>> begin Listed entries

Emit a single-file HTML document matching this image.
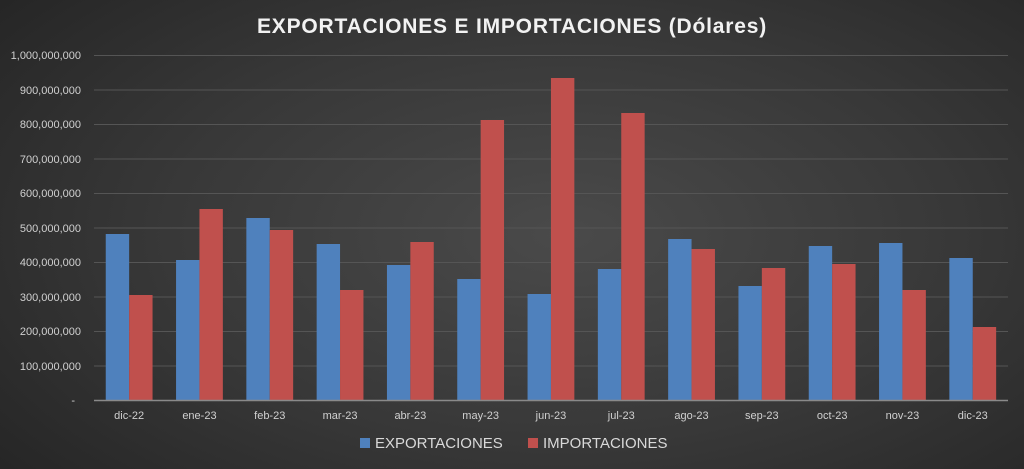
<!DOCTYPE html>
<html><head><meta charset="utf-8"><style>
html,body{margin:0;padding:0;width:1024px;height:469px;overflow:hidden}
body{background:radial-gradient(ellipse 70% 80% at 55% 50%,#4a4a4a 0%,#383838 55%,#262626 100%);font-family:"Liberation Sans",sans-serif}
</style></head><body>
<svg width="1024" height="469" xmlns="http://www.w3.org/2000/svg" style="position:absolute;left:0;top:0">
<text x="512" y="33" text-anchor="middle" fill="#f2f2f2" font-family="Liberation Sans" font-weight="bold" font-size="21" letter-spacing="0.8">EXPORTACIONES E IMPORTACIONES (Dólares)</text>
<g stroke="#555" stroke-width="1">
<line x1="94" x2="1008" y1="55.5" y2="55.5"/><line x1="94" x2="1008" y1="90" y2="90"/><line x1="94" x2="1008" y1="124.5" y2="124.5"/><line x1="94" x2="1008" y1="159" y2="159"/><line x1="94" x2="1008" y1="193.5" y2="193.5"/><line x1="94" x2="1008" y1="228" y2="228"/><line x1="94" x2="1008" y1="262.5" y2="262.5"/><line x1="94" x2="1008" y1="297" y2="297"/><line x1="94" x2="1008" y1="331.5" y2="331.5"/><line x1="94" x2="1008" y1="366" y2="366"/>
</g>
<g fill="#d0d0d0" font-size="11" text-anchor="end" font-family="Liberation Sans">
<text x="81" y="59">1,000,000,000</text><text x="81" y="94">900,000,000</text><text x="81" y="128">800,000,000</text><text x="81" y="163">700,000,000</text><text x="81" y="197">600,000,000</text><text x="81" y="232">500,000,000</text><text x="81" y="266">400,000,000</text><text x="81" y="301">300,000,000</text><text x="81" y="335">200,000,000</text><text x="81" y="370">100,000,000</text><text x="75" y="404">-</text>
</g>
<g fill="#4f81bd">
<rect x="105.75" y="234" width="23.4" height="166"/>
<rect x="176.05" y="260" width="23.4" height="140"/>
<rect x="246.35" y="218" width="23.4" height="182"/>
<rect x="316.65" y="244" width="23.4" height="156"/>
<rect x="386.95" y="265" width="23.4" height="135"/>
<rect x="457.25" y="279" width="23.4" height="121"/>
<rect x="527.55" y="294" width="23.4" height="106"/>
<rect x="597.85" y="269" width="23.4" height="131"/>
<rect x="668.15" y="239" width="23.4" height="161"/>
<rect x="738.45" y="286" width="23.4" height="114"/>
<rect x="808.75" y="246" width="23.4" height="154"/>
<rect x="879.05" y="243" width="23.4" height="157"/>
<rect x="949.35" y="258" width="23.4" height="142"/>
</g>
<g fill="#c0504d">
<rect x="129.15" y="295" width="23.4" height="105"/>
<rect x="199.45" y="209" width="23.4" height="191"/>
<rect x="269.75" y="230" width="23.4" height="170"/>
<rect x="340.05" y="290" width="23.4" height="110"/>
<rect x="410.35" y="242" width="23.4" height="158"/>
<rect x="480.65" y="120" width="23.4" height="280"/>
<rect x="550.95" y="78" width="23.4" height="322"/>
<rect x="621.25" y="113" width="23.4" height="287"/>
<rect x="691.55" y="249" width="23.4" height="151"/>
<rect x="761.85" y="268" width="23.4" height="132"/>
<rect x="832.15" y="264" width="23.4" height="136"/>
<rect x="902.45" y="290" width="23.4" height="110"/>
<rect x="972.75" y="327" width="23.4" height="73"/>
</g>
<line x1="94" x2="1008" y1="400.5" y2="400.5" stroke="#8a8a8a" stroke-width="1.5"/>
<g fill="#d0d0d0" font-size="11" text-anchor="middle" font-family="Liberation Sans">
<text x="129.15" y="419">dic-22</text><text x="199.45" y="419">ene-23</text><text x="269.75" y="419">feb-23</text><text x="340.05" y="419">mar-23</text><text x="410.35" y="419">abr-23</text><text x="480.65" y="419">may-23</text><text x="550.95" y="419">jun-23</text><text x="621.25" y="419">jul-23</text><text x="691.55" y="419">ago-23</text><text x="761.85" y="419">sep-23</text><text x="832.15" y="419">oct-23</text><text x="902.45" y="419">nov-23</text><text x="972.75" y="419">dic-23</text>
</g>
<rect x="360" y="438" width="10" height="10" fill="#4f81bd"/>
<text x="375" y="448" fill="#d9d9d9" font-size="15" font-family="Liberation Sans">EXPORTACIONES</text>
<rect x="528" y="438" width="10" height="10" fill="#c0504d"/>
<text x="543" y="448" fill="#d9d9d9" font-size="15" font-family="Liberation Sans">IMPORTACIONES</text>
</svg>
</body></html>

>> end Listed entries
>> begin Listed entries

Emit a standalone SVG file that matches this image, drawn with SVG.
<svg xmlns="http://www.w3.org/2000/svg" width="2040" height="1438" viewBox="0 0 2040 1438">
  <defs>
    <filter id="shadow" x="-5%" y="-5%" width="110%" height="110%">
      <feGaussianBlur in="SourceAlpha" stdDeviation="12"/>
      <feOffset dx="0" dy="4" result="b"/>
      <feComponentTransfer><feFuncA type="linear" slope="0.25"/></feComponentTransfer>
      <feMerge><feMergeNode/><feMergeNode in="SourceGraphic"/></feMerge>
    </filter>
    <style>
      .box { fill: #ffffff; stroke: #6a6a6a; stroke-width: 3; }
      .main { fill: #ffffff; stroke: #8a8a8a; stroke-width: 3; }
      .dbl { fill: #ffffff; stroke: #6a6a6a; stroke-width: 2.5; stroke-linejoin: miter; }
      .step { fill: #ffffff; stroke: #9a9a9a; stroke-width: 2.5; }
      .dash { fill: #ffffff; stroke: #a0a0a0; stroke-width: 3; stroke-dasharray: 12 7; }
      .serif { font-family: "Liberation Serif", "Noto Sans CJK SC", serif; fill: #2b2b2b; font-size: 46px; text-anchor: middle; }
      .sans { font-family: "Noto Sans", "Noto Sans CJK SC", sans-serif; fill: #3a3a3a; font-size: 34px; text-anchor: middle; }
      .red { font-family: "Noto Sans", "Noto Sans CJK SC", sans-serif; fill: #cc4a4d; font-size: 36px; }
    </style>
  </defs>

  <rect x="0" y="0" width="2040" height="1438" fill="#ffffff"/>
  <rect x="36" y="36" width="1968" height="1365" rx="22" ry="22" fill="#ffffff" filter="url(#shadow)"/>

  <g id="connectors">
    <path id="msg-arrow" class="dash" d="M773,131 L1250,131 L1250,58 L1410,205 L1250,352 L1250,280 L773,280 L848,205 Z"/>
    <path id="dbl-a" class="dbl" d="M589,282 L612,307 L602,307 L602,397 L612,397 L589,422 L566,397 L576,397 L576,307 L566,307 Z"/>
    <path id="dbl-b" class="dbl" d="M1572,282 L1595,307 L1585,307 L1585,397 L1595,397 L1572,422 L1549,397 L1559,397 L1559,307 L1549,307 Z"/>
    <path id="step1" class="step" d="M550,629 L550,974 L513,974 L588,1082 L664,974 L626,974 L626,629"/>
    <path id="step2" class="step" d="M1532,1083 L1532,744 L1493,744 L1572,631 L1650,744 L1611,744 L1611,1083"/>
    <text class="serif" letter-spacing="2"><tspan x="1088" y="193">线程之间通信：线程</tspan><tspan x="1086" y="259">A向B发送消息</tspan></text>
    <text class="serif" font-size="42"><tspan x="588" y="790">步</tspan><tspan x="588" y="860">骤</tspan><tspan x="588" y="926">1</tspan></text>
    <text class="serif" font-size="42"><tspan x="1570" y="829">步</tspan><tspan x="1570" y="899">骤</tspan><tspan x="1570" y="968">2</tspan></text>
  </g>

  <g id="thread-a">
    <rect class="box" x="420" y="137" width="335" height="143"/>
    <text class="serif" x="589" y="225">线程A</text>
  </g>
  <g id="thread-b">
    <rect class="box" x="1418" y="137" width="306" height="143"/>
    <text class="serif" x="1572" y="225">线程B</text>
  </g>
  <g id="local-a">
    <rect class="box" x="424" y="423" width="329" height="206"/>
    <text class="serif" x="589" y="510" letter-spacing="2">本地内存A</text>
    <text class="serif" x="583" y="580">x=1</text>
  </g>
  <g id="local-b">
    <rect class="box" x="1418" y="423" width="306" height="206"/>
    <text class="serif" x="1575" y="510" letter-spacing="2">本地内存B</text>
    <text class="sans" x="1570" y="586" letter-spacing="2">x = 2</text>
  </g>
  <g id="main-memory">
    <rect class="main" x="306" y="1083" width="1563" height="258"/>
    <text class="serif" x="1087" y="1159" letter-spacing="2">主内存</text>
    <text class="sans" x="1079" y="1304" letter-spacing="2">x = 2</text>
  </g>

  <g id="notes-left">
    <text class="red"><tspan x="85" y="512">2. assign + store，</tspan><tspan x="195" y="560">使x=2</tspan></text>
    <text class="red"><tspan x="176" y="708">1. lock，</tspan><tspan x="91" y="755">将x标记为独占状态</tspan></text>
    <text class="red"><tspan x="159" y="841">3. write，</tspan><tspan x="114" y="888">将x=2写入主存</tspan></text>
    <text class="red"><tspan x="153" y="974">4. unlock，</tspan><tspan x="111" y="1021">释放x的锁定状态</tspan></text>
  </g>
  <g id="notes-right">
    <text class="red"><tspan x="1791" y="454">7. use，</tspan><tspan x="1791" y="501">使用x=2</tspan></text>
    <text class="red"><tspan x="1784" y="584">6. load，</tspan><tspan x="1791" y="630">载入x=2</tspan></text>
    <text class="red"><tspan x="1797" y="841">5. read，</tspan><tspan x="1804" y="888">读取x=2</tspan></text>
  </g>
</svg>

>> end Listed entries

§ Do this: Scan the material line by line and report each one that contains "image".

§ Result for this task:
Emit a single-file HTML document matching this image.
Emit a standalone SVG file that matches this image, drawn with SVG.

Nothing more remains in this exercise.